- Dataset excerpts -
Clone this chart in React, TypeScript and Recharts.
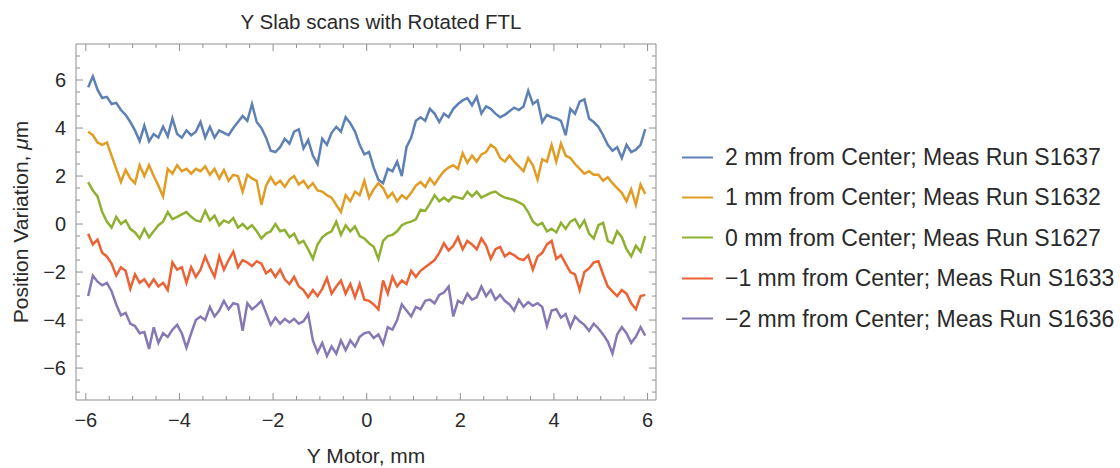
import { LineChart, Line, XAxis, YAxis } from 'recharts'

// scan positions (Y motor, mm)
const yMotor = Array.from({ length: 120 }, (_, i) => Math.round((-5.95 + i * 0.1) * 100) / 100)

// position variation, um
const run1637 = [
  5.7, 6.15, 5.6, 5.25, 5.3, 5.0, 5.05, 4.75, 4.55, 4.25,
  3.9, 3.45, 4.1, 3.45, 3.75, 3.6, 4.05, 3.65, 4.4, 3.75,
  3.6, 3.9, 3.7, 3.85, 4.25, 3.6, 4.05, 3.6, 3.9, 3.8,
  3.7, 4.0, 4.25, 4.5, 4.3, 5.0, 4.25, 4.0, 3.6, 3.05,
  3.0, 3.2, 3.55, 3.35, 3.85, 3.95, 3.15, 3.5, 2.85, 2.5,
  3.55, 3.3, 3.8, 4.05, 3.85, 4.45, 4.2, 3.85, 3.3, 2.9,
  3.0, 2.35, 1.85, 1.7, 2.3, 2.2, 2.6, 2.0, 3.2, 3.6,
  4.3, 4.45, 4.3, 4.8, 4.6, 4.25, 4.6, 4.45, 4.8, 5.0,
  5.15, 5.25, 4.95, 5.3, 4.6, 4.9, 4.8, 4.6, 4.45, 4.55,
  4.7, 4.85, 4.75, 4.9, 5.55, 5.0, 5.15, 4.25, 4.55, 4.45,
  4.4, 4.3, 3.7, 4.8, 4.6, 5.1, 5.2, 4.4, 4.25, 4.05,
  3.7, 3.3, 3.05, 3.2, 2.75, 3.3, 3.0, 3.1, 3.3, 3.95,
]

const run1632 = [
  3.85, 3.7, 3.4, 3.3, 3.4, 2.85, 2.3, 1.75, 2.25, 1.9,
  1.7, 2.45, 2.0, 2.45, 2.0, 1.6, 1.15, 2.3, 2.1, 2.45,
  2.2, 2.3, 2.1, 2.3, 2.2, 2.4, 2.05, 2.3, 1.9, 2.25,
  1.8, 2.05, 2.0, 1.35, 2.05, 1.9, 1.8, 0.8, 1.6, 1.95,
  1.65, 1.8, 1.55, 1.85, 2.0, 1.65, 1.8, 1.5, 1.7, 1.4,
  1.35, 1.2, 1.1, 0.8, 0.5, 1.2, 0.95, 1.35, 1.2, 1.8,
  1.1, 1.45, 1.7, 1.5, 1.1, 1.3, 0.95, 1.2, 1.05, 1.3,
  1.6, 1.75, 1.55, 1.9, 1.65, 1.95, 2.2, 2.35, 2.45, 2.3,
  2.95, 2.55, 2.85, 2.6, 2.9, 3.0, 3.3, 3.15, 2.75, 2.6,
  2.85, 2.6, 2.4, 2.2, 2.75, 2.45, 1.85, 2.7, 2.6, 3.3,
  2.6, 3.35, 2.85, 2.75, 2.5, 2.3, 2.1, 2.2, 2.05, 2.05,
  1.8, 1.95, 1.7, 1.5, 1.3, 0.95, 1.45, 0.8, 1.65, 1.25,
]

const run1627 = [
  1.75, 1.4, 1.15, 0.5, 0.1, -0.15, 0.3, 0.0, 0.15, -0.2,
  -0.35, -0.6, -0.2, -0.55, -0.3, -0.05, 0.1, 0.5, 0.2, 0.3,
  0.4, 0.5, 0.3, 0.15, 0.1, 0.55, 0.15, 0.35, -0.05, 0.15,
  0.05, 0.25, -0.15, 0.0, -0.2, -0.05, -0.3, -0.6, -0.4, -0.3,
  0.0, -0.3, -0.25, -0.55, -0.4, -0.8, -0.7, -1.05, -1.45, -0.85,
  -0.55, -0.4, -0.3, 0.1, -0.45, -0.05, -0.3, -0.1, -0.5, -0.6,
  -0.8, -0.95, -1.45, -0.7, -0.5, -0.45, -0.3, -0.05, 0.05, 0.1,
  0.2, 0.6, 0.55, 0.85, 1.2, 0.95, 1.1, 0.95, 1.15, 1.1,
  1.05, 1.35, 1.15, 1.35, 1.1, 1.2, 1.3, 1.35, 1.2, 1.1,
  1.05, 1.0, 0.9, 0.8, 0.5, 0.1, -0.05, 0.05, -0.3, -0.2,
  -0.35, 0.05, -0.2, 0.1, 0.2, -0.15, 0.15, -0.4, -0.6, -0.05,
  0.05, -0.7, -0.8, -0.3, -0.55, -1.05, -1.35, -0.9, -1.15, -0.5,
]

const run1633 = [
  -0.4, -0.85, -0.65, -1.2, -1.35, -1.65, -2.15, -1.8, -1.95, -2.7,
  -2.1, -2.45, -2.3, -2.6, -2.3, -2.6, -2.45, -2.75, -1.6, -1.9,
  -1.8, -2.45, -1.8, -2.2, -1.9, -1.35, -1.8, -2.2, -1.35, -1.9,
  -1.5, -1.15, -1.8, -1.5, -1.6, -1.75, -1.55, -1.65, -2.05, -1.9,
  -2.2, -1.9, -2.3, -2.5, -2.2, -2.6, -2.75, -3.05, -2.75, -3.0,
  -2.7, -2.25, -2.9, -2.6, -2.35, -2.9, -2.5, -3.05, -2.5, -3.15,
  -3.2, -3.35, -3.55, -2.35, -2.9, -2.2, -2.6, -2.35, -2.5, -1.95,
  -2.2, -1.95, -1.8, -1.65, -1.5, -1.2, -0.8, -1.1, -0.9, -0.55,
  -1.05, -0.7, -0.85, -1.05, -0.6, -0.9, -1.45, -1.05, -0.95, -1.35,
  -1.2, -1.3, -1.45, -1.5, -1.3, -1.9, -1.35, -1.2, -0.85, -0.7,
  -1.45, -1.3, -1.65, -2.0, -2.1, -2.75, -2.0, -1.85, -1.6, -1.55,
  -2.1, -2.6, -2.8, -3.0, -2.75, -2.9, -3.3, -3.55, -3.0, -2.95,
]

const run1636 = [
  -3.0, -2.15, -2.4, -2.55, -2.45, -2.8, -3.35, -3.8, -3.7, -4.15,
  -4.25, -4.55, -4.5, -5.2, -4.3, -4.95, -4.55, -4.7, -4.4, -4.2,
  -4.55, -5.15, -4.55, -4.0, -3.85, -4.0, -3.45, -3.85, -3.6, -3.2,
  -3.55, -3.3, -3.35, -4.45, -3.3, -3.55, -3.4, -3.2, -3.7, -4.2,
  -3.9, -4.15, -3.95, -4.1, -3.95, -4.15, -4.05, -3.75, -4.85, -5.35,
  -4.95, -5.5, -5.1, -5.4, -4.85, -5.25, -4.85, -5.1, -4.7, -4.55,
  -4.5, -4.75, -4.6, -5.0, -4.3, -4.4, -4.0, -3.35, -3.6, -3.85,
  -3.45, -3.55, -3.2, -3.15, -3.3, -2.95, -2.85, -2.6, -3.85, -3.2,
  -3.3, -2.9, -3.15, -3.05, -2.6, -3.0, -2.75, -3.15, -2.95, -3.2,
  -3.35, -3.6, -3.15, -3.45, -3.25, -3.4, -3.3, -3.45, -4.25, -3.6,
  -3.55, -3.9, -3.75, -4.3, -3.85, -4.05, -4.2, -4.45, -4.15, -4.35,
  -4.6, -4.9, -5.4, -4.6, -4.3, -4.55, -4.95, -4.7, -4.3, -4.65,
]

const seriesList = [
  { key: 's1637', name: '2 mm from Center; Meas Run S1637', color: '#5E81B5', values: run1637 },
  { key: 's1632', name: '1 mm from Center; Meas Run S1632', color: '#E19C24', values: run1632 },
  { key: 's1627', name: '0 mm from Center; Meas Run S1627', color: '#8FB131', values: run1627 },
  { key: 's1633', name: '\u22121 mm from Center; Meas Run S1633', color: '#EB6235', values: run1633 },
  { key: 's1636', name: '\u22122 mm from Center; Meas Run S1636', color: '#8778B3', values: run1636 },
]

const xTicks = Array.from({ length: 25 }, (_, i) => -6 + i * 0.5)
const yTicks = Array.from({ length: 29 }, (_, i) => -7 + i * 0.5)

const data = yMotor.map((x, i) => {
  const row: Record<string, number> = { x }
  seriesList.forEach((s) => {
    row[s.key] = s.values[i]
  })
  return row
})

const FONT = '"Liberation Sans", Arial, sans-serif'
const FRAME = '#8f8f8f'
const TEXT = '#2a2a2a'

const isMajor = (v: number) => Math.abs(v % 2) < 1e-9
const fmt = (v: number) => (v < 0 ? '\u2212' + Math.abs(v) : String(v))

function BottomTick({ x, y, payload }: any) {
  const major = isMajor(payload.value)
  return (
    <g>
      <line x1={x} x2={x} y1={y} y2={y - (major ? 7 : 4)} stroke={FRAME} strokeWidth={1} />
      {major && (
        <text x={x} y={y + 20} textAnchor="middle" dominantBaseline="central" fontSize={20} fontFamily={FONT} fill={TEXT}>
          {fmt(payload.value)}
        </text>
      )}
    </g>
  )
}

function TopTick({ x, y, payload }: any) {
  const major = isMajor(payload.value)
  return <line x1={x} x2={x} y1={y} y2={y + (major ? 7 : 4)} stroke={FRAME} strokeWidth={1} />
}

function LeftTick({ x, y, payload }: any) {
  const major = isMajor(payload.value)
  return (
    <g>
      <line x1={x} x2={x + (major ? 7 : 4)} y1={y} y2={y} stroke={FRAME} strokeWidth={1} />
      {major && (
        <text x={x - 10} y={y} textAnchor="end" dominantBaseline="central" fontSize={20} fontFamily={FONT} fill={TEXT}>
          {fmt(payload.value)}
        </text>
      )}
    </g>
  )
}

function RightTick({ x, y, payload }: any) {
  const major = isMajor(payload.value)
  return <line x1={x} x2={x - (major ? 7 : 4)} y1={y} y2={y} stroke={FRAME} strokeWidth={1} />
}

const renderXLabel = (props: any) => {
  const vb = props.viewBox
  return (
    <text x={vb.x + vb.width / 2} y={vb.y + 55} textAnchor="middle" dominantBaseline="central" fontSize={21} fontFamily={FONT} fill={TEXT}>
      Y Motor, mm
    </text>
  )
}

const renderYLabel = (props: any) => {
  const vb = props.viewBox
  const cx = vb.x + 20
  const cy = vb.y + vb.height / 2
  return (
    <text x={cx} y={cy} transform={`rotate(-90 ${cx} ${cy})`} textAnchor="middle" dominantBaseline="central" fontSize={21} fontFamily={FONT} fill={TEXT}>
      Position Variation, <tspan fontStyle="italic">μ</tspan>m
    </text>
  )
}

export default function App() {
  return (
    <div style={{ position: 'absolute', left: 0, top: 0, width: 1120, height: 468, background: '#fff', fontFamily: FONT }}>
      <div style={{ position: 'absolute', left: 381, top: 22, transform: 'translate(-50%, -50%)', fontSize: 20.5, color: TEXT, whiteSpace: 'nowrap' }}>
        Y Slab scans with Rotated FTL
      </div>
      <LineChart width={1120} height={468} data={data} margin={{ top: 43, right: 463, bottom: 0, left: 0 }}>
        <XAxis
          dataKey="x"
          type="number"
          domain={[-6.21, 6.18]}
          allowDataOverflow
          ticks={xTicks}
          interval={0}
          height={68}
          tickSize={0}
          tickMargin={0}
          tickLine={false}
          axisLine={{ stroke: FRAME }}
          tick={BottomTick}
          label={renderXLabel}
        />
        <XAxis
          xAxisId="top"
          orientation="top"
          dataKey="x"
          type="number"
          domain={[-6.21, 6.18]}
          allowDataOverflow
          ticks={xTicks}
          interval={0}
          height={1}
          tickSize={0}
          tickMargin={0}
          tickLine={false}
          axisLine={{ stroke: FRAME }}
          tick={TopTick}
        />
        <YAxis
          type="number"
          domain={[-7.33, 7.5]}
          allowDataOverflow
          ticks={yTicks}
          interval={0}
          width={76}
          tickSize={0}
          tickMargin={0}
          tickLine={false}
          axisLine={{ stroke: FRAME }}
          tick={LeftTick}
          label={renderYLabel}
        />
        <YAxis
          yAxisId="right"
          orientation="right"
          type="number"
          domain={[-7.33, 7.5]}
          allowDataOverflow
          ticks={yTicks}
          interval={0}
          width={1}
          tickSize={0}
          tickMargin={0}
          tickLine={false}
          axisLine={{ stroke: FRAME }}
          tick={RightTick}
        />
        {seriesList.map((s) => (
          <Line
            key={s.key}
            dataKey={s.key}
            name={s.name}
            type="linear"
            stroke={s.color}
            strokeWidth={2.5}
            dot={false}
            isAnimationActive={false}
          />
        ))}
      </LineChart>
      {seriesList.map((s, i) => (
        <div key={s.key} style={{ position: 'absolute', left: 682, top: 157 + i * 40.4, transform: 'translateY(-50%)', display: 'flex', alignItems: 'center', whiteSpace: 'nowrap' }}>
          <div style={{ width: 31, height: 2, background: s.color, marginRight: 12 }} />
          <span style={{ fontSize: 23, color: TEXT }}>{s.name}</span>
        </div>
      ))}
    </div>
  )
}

---

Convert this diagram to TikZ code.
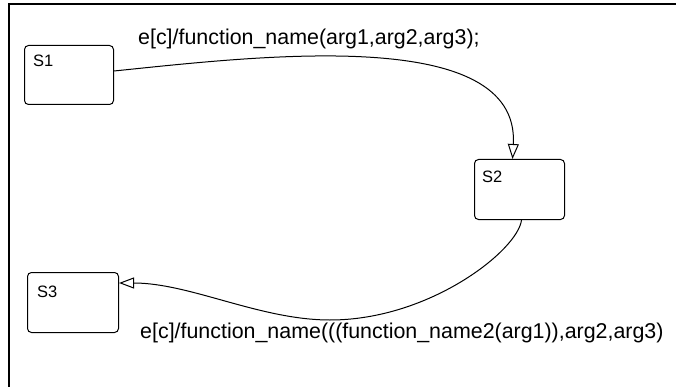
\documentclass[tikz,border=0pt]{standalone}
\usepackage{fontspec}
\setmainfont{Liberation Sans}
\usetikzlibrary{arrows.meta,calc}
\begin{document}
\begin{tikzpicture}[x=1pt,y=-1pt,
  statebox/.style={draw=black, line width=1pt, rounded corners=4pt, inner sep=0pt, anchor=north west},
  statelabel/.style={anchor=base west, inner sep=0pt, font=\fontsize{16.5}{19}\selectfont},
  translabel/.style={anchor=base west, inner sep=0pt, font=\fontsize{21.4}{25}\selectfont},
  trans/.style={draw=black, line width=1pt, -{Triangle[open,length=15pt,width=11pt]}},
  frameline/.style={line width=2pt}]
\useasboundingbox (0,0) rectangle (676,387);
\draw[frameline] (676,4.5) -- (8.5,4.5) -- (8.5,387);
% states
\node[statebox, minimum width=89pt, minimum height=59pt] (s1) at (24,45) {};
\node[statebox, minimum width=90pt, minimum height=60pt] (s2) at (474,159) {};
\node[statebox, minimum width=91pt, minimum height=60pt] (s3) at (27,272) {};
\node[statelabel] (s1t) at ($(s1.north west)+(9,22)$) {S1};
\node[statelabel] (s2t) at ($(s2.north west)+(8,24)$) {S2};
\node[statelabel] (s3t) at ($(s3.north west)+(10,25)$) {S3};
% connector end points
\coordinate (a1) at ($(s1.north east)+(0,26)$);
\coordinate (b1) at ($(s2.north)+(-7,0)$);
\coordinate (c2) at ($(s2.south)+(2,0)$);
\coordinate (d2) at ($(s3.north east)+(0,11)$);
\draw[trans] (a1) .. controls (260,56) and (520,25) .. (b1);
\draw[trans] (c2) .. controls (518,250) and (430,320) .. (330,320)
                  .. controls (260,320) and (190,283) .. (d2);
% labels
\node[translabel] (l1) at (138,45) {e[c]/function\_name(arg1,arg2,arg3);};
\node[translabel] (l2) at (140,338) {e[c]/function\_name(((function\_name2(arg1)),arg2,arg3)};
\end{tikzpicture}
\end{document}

- Written instruction -
Copy out each line of the records where the string "this" appears.

- Result of the task -
Clone this chart in React, TypeScript and Recharts.
Convert this diagram to TikZ code.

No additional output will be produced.